Las intenciones de Ema no siempre son fáciles de inferir. Cuando ella decide seducir a Aníbal (Santiago Cabrera), un bombero, y a Raquel (Paola Giannini), una abogada de divorcios, la película deja a nuestro criterio si es porque el matrimonio acaba de adoptar a Polo, o so hay algo más. Debajo de su maquinación está lo que parece una atracción sexual genuina, una forma de liberación y empoderamiento abstracto, un medio para conectar puramente con el cuerpo (similar a lo que encuentra en el baile). Más que tratar de deducir una motivación específica, creo que debemos reconocer que toda interacción sexual contiene un elemento de todo esto, que el deseo sexual, por ejemplo, puede empoderarnos al mismo tiempo que exhibe nuestra vulnerabilidad.
Uno de los momentos más fascinantes y, cabe señalar, más divertidos de Ema es cuando Gastón, enojado por que Ema y sus amigas dejaron la compañía de baile, les reclama por su nuevo proyecto de salir a las calles y bailar reggaetón. Sus argumentos son los de un tío conservador con unas copas de más: el reggaetón, como música, solo “apendeja” y busca oprimir el cuerpo de la mujer mediante el pretexto de la liberación sexual. Pero por supuesto, sus palabras no pueden tomarse de manera aislada; son también los reclamos de un esposo que busca recuperar el control que alguna vez tuvo sobre ella.

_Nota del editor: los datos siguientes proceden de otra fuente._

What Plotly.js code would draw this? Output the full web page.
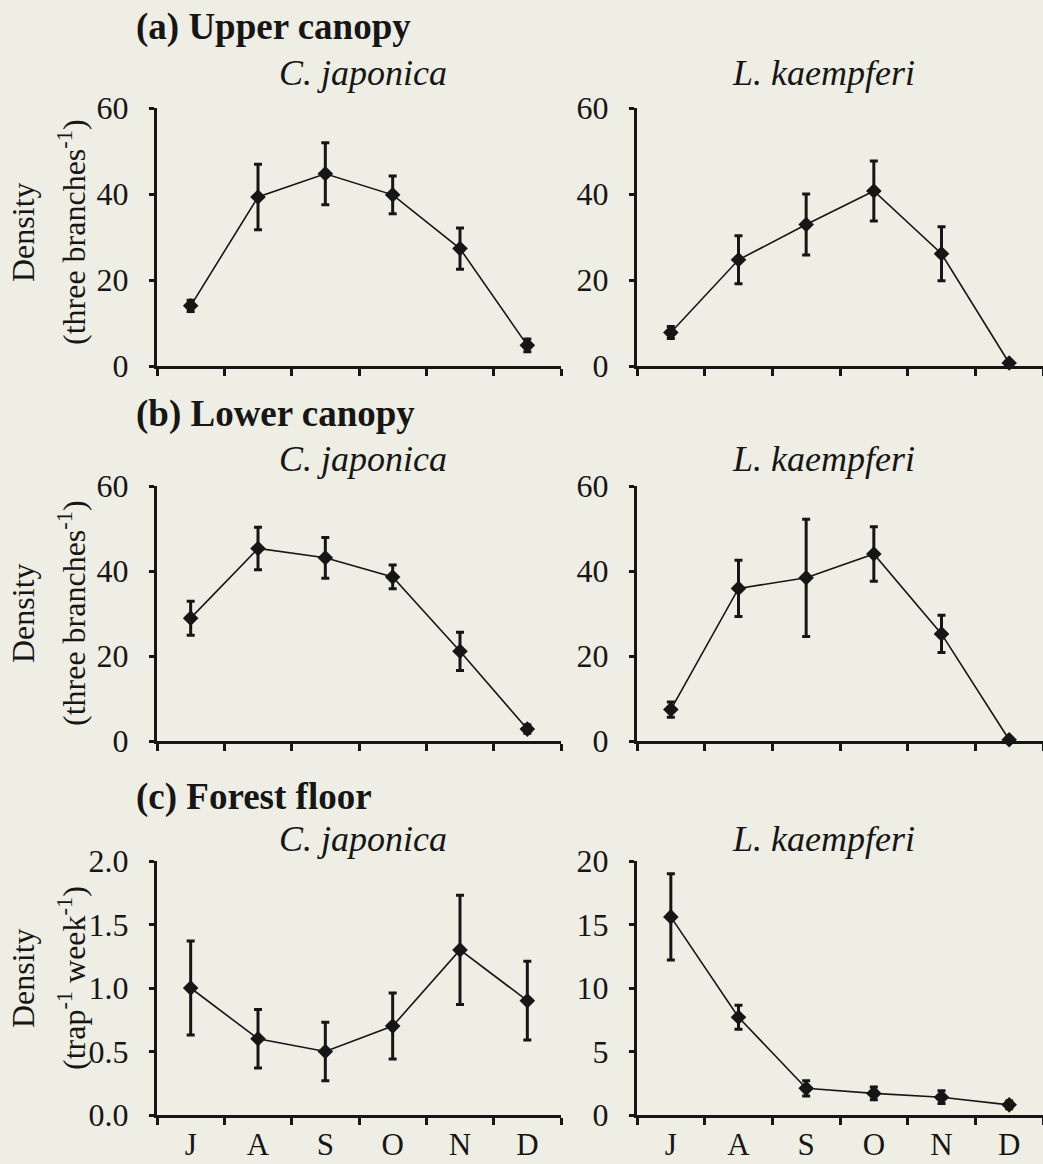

No quiero dar la impresión de que Ema es solo un discurso sobre el cuerpo y su componente sensual. Es también una película cuya técnica es tan estimulante como su temática, tan entretenida como una telenovela, un suspenso de Hitchcock o la historia de origen de un supervillano. La cinematografía de Sergio Armstrong abunda en tonos neón, mientras que las calles de la ciudad de Valparaíso, serpenteantes, empinadas, hacen eco a la fascinación de la película con las texturas y las curvas del cuerpo humano. Cuando Larraín encuentra la manera de incluir una manguera de bombero o un lanzallamas en la trama, se deleita, quizá porque sabe que inevitablemente la imagen nos traerá a la mente la imagen de un orgasmo.